Records with drawing code
- - - -

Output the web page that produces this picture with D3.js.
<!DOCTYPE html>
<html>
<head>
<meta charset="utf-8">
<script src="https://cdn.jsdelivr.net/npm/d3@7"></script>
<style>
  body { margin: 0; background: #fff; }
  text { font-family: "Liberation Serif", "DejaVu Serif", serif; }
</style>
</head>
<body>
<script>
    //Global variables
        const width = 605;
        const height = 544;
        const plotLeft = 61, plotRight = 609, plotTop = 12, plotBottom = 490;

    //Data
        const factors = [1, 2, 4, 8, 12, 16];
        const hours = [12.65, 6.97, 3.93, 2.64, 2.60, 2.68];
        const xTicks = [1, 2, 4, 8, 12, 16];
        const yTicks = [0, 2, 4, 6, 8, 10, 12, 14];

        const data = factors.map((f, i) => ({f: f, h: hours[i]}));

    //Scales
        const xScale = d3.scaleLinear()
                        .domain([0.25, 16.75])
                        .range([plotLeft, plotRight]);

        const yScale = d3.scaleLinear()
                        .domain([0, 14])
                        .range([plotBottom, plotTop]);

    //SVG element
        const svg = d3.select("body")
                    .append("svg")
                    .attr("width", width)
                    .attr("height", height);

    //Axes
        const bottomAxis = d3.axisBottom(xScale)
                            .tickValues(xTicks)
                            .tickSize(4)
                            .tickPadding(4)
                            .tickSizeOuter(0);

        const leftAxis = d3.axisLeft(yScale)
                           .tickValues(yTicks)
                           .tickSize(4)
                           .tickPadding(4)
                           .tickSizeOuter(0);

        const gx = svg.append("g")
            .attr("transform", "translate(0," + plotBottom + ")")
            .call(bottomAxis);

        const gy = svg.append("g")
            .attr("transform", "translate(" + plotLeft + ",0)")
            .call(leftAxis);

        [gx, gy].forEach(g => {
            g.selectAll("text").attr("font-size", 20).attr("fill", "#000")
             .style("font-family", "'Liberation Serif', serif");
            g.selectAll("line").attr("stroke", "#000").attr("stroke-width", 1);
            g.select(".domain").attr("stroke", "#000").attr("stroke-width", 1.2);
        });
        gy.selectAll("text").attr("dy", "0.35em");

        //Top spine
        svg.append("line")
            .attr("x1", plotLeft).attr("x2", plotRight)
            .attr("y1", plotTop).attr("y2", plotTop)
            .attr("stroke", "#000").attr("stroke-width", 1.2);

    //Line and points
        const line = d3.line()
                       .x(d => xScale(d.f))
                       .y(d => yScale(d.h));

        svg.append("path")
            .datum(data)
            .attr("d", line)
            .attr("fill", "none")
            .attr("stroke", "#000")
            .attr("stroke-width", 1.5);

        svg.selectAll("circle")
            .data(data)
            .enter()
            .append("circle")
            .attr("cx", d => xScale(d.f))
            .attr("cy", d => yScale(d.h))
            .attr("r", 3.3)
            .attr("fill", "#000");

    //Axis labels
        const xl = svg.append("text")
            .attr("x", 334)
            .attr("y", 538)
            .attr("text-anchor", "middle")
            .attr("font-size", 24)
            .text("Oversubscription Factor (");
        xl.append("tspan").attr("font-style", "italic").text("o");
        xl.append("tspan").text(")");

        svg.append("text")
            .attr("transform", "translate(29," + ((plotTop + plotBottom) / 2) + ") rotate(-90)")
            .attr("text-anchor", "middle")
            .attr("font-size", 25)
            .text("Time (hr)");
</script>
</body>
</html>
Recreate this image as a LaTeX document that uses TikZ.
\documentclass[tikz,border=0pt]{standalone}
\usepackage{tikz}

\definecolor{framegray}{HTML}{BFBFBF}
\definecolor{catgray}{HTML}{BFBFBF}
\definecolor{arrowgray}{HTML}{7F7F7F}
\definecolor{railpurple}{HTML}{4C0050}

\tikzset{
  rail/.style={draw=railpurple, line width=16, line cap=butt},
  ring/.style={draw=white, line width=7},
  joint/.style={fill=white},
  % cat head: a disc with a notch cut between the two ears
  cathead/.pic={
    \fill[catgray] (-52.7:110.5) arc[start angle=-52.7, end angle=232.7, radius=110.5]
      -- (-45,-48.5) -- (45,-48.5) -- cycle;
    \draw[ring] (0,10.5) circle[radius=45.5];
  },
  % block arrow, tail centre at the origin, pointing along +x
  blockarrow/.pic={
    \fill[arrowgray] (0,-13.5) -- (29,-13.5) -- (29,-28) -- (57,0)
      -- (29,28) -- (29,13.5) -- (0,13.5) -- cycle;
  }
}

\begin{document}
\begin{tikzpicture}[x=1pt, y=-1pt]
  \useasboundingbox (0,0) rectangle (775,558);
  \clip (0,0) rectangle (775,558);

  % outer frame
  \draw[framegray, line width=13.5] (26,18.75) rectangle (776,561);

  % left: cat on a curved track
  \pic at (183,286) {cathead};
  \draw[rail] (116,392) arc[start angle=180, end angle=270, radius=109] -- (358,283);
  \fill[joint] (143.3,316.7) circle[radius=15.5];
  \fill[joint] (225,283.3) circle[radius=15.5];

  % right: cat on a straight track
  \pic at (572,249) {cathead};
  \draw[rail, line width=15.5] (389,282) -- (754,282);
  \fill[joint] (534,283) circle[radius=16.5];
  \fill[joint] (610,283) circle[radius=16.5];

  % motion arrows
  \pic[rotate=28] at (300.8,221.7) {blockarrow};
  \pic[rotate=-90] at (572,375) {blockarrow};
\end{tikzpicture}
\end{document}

- - - -

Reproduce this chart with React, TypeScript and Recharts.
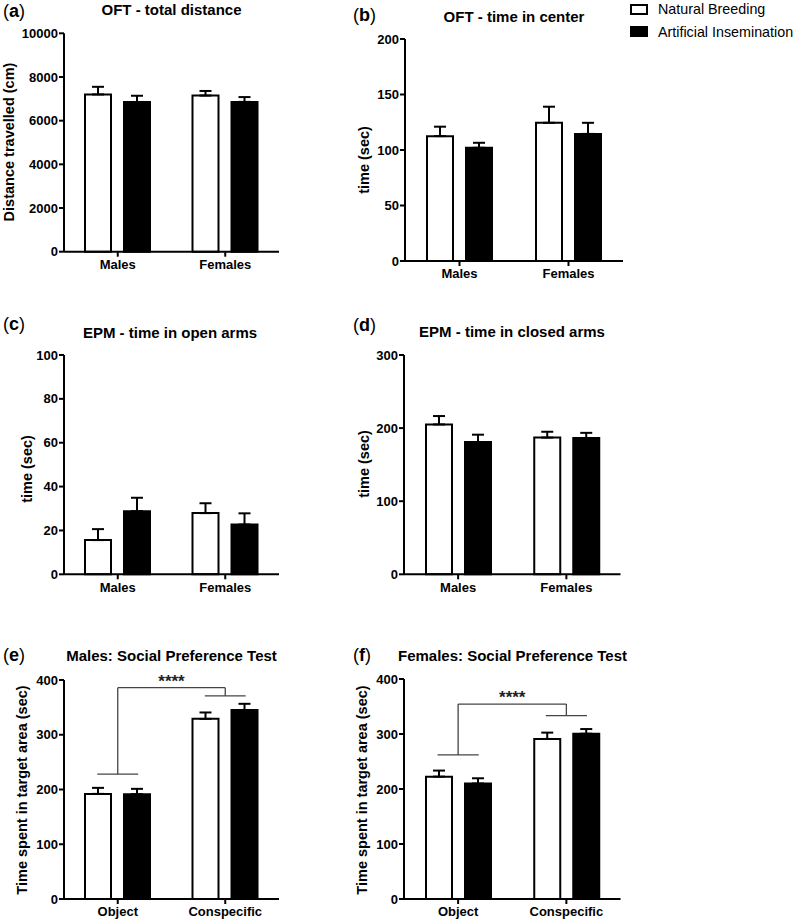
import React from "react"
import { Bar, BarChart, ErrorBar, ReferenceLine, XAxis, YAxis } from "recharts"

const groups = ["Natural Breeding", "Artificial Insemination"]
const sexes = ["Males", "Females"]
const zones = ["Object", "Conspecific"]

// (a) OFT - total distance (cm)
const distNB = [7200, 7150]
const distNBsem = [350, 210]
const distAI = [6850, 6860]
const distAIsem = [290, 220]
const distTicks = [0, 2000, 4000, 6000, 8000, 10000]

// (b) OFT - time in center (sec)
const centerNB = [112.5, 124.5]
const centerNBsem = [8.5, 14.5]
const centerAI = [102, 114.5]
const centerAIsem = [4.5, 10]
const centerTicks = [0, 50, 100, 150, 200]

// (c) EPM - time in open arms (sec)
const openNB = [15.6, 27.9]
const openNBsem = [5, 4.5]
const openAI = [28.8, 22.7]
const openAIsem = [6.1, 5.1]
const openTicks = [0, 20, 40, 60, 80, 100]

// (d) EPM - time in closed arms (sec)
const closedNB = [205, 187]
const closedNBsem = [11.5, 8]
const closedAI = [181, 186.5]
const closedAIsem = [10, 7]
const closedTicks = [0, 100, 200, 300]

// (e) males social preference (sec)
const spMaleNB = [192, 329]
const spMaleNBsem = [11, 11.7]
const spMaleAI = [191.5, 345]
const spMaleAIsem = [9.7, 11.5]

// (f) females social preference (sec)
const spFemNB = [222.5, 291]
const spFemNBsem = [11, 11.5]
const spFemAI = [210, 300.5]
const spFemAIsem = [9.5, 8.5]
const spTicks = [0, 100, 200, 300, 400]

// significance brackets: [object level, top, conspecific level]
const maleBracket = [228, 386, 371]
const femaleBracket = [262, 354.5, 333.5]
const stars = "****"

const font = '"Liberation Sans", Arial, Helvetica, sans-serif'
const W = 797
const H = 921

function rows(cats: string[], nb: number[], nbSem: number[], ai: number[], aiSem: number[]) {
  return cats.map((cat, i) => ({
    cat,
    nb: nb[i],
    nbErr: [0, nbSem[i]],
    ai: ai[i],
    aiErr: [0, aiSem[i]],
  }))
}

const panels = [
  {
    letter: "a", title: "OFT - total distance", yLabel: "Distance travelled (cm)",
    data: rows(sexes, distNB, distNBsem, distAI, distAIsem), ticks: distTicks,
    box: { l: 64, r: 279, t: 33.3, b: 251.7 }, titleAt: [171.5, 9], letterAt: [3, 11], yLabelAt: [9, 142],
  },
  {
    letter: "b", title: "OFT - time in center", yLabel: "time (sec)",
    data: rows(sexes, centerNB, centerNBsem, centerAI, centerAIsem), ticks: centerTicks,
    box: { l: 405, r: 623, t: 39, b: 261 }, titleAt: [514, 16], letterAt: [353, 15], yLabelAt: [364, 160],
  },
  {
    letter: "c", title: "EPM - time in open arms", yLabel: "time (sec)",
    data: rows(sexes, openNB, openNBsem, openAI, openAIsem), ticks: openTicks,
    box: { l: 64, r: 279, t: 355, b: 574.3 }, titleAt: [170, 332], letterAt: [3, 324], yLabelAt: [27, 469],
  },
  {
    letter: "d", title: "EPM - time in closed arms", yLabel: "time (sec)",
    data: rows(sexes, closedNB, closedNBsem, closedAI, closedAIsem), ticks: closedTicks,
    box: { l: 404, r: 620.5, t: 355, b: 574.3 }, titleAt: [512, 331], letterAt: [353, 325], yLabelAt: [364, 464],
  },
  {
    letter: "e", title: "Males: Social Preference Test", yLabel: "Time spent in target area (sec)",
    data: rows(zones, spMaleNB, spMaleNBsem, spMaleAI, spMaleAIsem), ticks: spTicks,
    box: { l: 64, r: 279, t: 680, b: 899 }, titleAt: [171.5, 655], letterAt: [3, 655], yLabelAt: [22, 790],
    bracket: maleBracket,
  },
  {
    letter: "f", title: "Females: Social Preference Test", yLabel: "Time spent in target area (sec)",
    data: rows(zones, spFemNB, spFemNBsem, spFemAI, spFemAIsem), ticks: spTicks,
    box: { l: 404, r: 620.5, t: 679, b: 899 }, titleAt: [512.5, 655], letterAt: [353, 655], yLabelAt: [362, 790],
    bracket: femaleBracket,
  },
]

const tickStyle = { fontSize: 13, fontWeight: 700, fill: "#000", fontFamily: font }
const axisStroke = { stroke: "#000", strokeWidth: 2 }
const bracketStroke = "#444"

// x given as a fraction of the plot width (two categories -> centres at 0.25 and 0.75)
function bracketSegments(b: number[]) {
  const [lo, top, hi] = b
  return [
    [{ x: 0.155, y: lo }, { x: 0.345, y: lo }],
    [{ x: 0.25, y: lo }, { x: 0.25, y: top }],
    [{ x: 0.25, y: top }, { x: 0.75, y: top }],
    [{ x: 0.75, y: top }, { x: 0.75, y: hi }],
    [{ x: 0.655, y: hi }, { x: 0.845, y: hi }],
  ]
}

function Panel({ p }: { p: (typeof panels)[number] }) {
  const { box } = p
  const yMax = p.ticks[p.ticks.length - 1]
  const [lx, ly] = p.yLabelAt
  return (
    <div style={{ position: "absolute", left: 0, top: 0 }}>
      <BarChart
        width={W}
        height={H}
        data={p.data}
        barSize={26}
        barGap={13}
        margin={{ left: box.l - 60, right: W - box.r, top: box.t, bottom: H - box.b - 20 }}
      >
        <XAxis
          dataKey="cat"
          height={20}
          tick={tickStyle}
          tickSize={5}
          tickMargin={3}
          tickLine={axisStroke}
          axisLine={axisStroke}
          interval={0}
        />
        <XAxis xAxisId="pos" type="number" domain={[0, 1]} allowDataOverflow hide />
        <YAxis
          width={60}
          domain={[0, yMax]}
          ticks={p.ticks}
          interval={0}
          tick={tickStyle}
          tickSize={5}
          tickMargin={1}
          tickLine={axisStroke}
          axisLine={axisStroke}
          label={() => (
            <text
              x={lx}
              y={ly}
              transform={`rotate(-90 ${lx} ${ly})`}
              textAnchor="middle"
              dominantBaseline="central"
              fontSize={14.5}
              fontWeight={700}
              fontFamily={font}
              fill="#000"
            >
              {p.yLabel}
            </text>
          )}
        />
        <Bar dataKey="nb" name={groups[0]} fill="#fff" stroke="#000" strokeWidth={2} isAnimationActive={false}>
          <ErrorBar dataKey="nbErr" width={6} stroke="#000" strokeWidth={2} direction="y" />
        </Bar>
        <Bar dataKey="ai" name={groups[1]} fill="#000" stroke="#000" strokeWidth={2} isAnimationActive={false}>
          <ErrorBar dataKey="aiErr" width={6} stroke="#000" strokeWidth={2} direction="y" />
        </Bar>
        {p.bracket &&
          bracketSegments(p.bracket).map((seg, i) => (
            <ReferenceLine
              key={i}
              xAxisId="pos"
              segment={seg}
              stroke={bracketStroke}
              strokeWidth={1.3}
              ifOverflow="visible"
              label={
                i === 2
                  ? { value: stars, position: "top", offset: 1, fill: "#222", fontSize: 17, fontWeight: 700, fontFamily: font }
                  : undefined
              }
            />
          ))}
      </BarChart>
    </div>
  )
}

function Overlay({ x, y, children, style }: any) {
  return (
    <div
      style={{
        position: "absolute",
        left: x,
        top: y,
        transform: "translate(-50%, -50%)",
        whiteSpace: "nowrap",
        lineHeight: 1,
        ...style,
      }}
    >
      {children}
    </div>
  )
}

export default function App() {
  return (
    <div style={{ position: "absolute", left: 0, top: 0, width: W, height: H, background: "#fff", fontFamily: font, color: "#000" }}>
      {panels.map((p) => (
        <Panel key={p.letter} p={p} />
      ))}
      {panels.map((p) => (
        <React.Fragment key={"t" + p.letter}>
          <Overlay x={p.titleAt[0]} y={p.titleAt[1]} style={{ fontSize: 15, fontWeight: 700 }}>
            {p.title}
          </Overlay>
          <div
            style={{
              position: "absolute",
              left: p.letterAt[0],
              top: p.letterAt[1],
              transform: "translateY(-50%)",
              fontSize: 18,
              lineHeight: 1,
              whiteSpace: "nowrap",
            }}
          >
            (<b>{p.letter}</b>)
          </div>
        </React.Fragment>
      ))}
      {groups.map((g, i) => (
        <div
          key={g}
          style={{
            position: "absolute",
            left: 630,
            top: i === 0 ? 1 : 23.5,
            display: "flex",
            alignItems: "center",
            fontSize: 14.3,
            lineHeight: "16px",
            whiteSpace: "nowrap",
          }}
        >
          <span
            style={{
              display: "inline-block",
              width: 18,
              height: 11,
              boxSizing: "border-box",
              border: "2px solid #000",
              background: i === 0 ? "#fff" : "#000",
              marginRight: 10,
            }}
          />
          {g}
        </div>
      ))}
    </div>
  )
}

- - - -

### GIVEN REQUEST
Copy word for word only the lines above from the one with "Reproduce this chart" through the one with "const closedTicks = [0, 100, 200, 300]". Leave pictures out.

### TASK OUTPUT
Reproduce this chart with React, TypeScript and Recharts.
import React from "react"
import { Bar, BarChart, ErrorBar, ReferenceLine, XAxis, YAxis } from "recharts"

const groups = ["Natural Breeding", "Artificial Insemination"]
const sexes = ["Males", "Females"]
const zones = ["Object", "Conspecific"]

// (a) OFT - total distance (cm)
const distNB = [7200, 7150]
const distNBsem = [350, 210]
const distAI = [6850, 6860]
const distAIsem = [290, 220]
const distTicks = [0, 2000, 4000, 6000, 8000, 10000]

// (b) OFT - time in center (sec)
const centerNB = [112.5, 124.5]
const centerNBsem = [8.5, 14.5]
const centerAI = [102, 114.5]
const centerAIsem = [4.5, 10]
const centerTicks = [0, 50, 100, 150, 200]

// (c) EPM - time in open arms (sec)
const openNB = [15.6, 27.9]
const openNBsem = [5, 4.5]
const openAI = [28.8, 22.7]
const openAIsem = [6.1, 5.1]
const openTicks = [0, 20, 40, 60, 80, 100]

// (d) EPM - time in closed arms (sec)
const closedNB = [205, 187]
const closedNBsem = [11.5, 8]
const closedAI = [181, 186.5]
const closedAIsem = [10, 7]
const closedTicks = [0, 100, 200, 300]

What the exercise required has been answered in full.